TASK DIRECTIONS -> Copy out the whole listing exactly as written, leaving the pictures behind.

● ● ● ● ●

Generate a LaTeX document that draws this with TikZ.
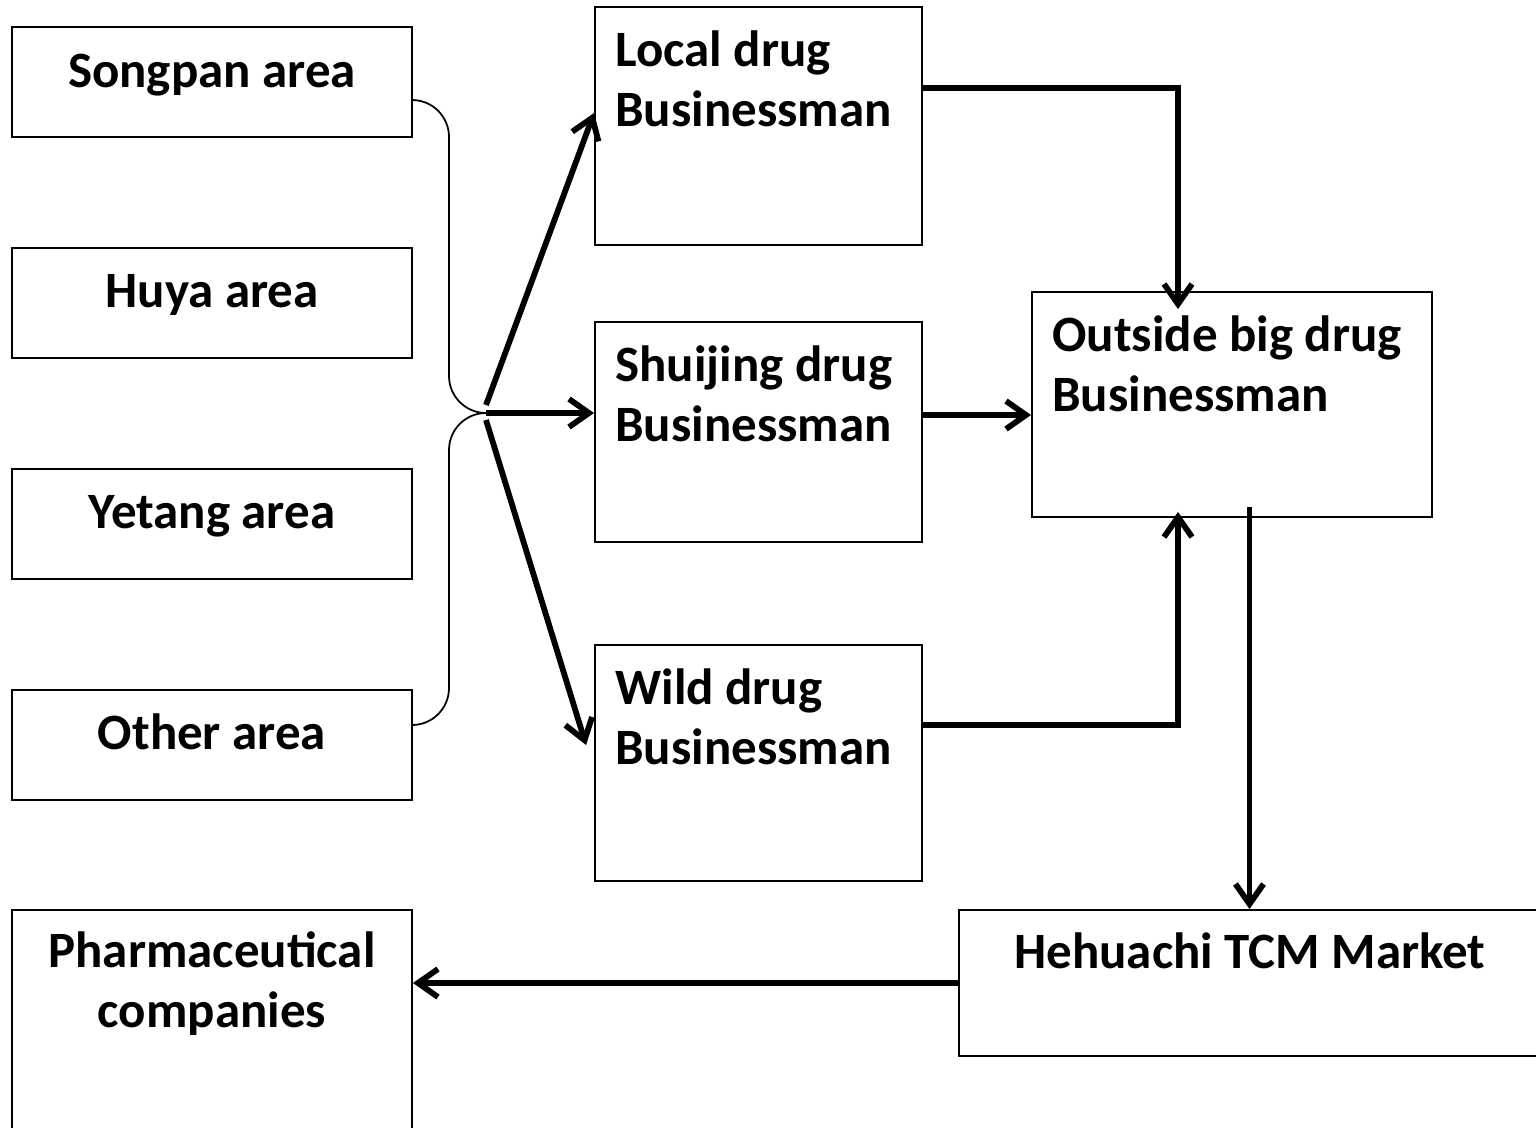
\documentclass[tikz,border=0pt]{standalone}
\usepackage{fontspec}
\setmainfont{Carlito}
\usetikzlibrary{arrows.meta,positioning}

\tikzset{
  box/.style={draw, line width=1.1pt, inner sep=0pt},
  lbl/.style={font=\bfseries\fontsize{29}{34}\selectfont, inner sep=0pt, align=left},
  flow/.style={line width=3.3pt, -{Straight Barb[length=4mm,width=5.6mm]}},
  brace/.style={line width=1pt, rounded corners=0.74cm}
}

\begin{document}
\begin{tikzpicture}[x=0.02cm,y=-0.02cm]
   \useasboundingbox (0,0) rectangle (1536,1127);

   % source areas
   \node[box, minimum width=8cm, minimum height=2.2cm] (songpan) at (212,82) {};
   \node[box, minimum width=8cm, minimum height=2.2cm] (huya) at (212,303) {};
   \node[box, minimum width=8cm, minimum height=2.2cm] (yetang) at (212,524) {};
   \node[box, minimum width=8cm, minimum height=2.2cm] (other) at (212,745) {};
   \node[lbl, anchor=base] (songpan-t) at (212,87) {Songpan area};
   \node[lbl, anchor=base] (huya-t) at (212,307) {Huya area};
   \node[lbl, anchor=base] (yetang-t) at (212,528) {Yetang area};
   \node[lbl, anchor=base] (other-t) at (212,749) {Other area};

   % businessmen
   \node[box, minimum width=6.54cm, minimum height=4.76cm] (local) at (758.5,126) {};
   \node[box, minimum width=6.54cm, minimum height=4.4cm] (shuijing) at (758.5,432) {};
   \node[box, minimum width=6.54cm, minimum height=4.72cm] (wild) at (758.5,763) {};
   \node[box, minimum width=8cm, minimum height=4.5cm] (outside) at (1232,404.5) {};
   \node[lbl, anchor=base west] (local-t) at (615,126) {Local drug\\Businessman};
   \node[lbl, anchor=base west] (shuijing-t) at (615,441) {Shuijing drug\\Businessman};
   \node[lbl, anchor=base west] (wild-t) at (615,764) {Wild drug\\Businessman};
   \node[lbl, anchor=base west] (outside-t) at (1052,411) {Outside big drug\\Businessman};

   % market and buyers
   \node[box, minimum width=11.62cm, minimum height=2.92cm] (hehuachi) at (1249.5,983) {};
   \node[box, minimum width=8cm, minimum height=4.5cm] (pharma) at (212,1022.5) {};
   \node[lbl, anchor=base] (hehuachi-t) at (1250,968) {Hehuachi TCM Market};
   \node[lbl, anchor=base, align=center] (pharma-t) at (212,1027) {Pharmaceutical\\companies};

   % brace
   \coordinate (tip) at (486,413);
   \draw[brace] ([yshift=-0.36cm]songpan.east) -| (tip -| 449,0) -- (tip);
   \draw[brace] (tip) -| ([yshift=0.4cm]other.east -| 449,0) -- ([yshift=0.4cm]other.east);

   \draw[flow] ([yshift=0.16cm]tip) -- ([yshift=0.26cm]local.west);
   \draw[flow] (tip) -- (shuijing.west |- tip);
   \draw[flow] ([yshift=-0.14cm]tip) -- ([xshift=-0.16cm,yshift=0.36cm]wild.west);

   \draw[flow, shorten >=-0.36cm] (local.east |- 0,88) -| ([xshift=-1.08cm]outside.north);
   \draw[flow] (shuijing.east |- 0,415) -- (outside.west |- 0,415);
   \draw[flow, shorten >=-0.12cm] (wild.east |- 0,725) -| ([xshift=-1.08cm]outside.south);
   \draw[flow] (hehuachi.north |- 0,507) -- (hehuachi.north);
   \draw[flow] (hehuachi.west |- 0,983) -- (pharma.east |- 0,983);
\end{tikzpicture}
\end{document}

● ● ● ● ●

ANSWER FOR THIS EXERCISE ->
Generate a LaTeX document that draws this with TikZ.
\documentclass[tikz,border=0pt]{standalone}
\usepackage{fontspec}
\setmainfont{Carlito}
\usetikzlibrary{arrows.meta,positioning}

\tikzset{
  box/.style={draw, line width=1.1pt, inner sep=0pt},
  lbl/.style={font=\bfseries\fontsize{29}{34}\selectfont, inner sep=0pt, align=left},
  flow/.style={line width=3.3pt, -{Straight Barb[length=4mm,width=5.6mm]}},
  brace/.style={line width=1pt, rounded corners=0.74cm}
}

\begin{document}
\begin{tikzpicture}[x=0.02cm,y=-0.02cm]
   \useasboundingbox (0,0) rectangle (1536,1127);

   % source areas
   \node[box, minimum width=8cm, minimum height=2.2cm] (songpan) at (212,82) {};
   \node[box, minimum width=8cm, minimum height=2.2cm] (huya) at (212,303) {};
   \node[box, minimum width=8cm, minimum height=2.2cm] (yetang) at (212,524) {};
   \node[box, minimum width=8cm, minimum height=2.2cm] (other) at (212,745) {};
   \node[lbl, anchor=base] (songpan-t) at (212,87) {Songpan area};
   \node[lbl, anchor=base] (huya-t) at (212,307) {Huya area};
   \node[lbl, anchor=base] (yetang-t) at (212,528) {Yetang area};
   \node[lbl, anchor=base] (other-t) at (212,749) {Other area};

   % businessmen
   \node[box, minimum width=6.54cm, minimum height=4.76cm] (local) at (758.5,126) {};
   \node[box, minimum width=6.54cm, minimum height=4.4cm] (shuijing) at (758.5,432) {};
   \node[box, minimum width=6.54cm, minimum height=4.72cm] (wild) at (758.5,763) {};
   \node[box, minimum width=8cm, minimum height=4.5cm] (outside) at (1232,404.5) {};
   \node[lbl, anchor=base west] (local-t) at (615,126) {Local drug\\Businessman};
   \node[lbl, anchor=base west] (shuijing-t) at (615,441) {Shuijing drug\\Businessman};
   \node[lbl, anchor=base west] (wild-t) at (615,764) {Wild drug\\Businessman};
   \node[lbl, anchor=base west] (outside-t) at (1052,411) {Outside big drug\\Businessman};

   % market and buyers
   \node[box, minimum width=11.62cm, minimum height=2.92cm] (hehuachi) at (1249.5,983) {};
   \node[box, minimum width=8cm, minimum height=4.5cm] (pharma) at (212,1022.5) {};
   \node[lbl, anchor=base] (hehuachi-t) at (1250,968) {Hehuachi TCM Market};
   \node[lbl, anchor=base, align=center] (pharma-t) at (212,1027) {Pharmaceutical\\companies};

   % brace
   \coordinate (tip) at (486,413);
   \draw[brace] ([yshift=-0.36cm]songpan.east) -| (tip -| 449,0) -- (tip);
   \draw[brace] (tip) -| ([yshift=0.4cm]other.east -| 449,0) -- ([yshift=0.4cm]other.east);

   \draw[flow] ([yshift=0.16cm]tip) -- ([yshift=0.26cm]local.west);
   \draw[flow] (tip) -- (shuijing.west |- tip);
   \draw[flow] ([yshift=-0.14cm]tip) -- ([xshift=-0.16cm,yshift=0.36cm]wild.west);

   \draw[flow, shorten >=-0.36cm] (local.east |- 0,88) -| ([xshift=-1.08cm]outside.north);
   \draw[flow] (shuijing.east |- 0,415) -- (outside.west |- 0,415);
   \draw[flow, shorten >=-0.12cm] (wild.east |- 0,725) -| ([xshift=-1.08cm]outside.south);
   \draw[flow] (hehuachi.north |- 0,507) -- (hehuachi.north);
   \draw[flow] (hehuachi.west |- 0,983) -- (pharma.east |- 0,983);
\end{tikzpicture}
\end{document}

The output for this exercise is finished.